ESFJType 3SecureResentment

ESFJ x Type 3 x Secure x Resentment The Consul - The Achiever - Secure Attachment

"The resentment is not about what others took. It is about what you gave away while pretending you did not mind."

Resentment in the ESFJ Type 3 with Secure Attachment

The ESFJ and Type 3 overlap in a way that feels natural on the surface. Both face outward. The ESFJ's extraverted feeling reads a room, tracks what people need, and adjusts to keep everyone comfortable. Type 3's core engine runs on achievement and the desire to be valued. Together, these create someone who works hard to be seen as both successful and caring, the person who holds it all together while making it look easy.

Where the two frameworks create tension is underneath. The ESFJ's sensing function stays grounded in concrete details, traditions, and what has worked before. But the Type 3 engine is always asking a different question: is this working for my image? The ESFJ wants to belong. The Type 3 wants to stand out. When those drives align, this person builds real community through visible accomplishment. When they pull apart, the performance starts to feel hollow.

How It Manifests

Secure attachment gives this combination a reliable foundation. The ESFJ's warmth and attentiveness land well because the secure pattern trusts that closeness is safe. The Type 3's drive to perform does not carry the same desperation it does with other attachment styles. This person can pursue success without needing every audience to applaud. They can rest without feeling like they are falling behind.

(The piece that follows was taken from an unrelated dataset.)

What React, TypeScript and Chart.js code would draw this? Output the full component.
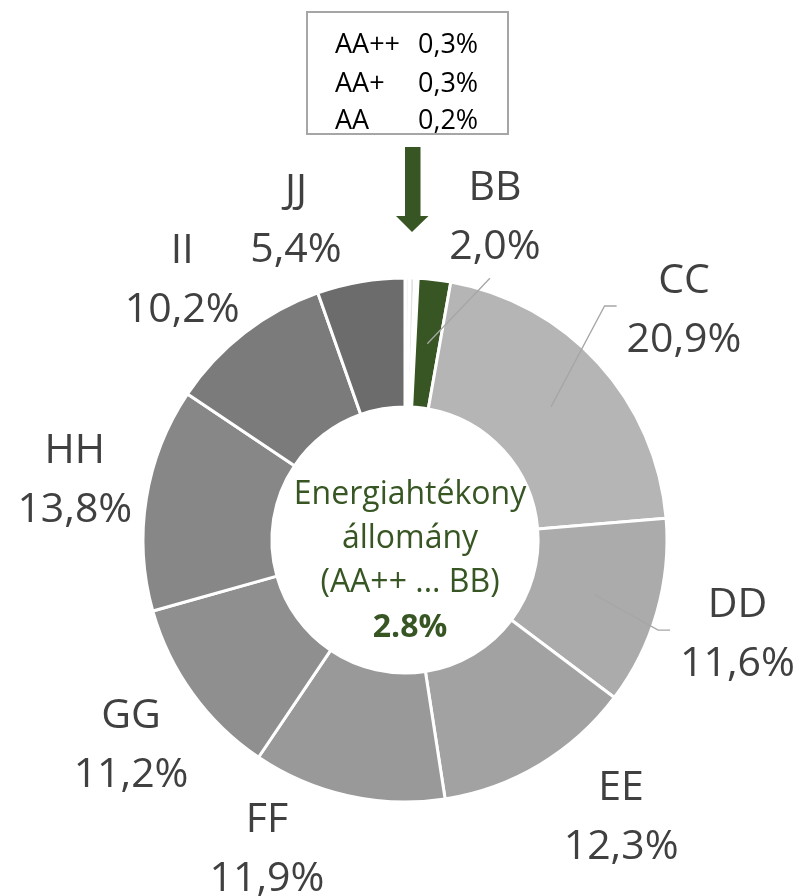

In daily life, this looks like someone who is genuinely generous and capable. The secure base means they share credit, celebrate others, and handle setbacks without turning them into identity crises. The Type 3 ambition still runs, but the secure attachment keeps it from consuming everything. They work hard, but they also know how to stop. People around them feel supported rather than managed.

The Pattern

Resentment in this combination builds slowly and quietly. The ESFJ's extraverted feeling says yes to every request, reads every room, and adjusts to keep harmony intact. The Type 3 engine adds a layer: each act of service is also an investment in being valued. Resentment grows when the returns stop coming. When the effort goes unnoticed, when the sacrifices are treated as expected rather than exceptional, a ledger starts forming underneath the smile.

The secure attachment keeps this resentment from exploding. But it also keeps it hidden longer than it should be. Because this person trusts that relationships are good, they explain away the frustration. They tell themselves it is fine, that they gave freely, that keeping score is petty. But the body keeps the record. The resentment shows up as tiredness, as a shorter temper over small things, as a slow withdrawal of the warmth that used to come so easily.

In Relationships

In close relationships, resentment arrives when the ESFJ Type 3 realizes they have been performing generosity instead of choosing it. The extraverted feeling gives and gives. The Type 3 engine tracks whether that giving is being noticed and appreciated. When a partner takes the care for granted, the resentment is not really about the dishes or the forgotten birthday. It is about the deeper question: do you see how hard I work to make this look effortless?

The secure attachment means this person will eventually name the resentment. They do not hold grudges forever. But the naming often comes late, after weeks of quiet scorekeeping. Partners are surprised because everything seemed fine. The relationship work is learning to voice the need for recognition before the ledger gets so long that the conversation feels like an accusation instead of a request.

Growth Path

From the Enneagram: Type 3 growth moves toward Type 6, where authenticity replaces performance. The resentment-specific work is learning to give only what you can give freely. The ESFJ's extraverted feeling wants to help. Growth means checking in before saying yes: am I doing this because I want to, or because I need to be seen doing it? The Type 3 habit of turning every kindness into a credential is the root of the resentment.

From the attachment framework: the secure base means this person can handle honest conversations about needs. The growth edge is having those conversations earlier and smaller. Do not wait until the resentment has a narrative. Say it when it is still just a feeling. From the emotional layer: resentment dissolves when you stop treating your own needs as less important than everyone else's. The ESFJ instinct to serve others is beautiful. But it becomes poison when it comes at the cost of never being served.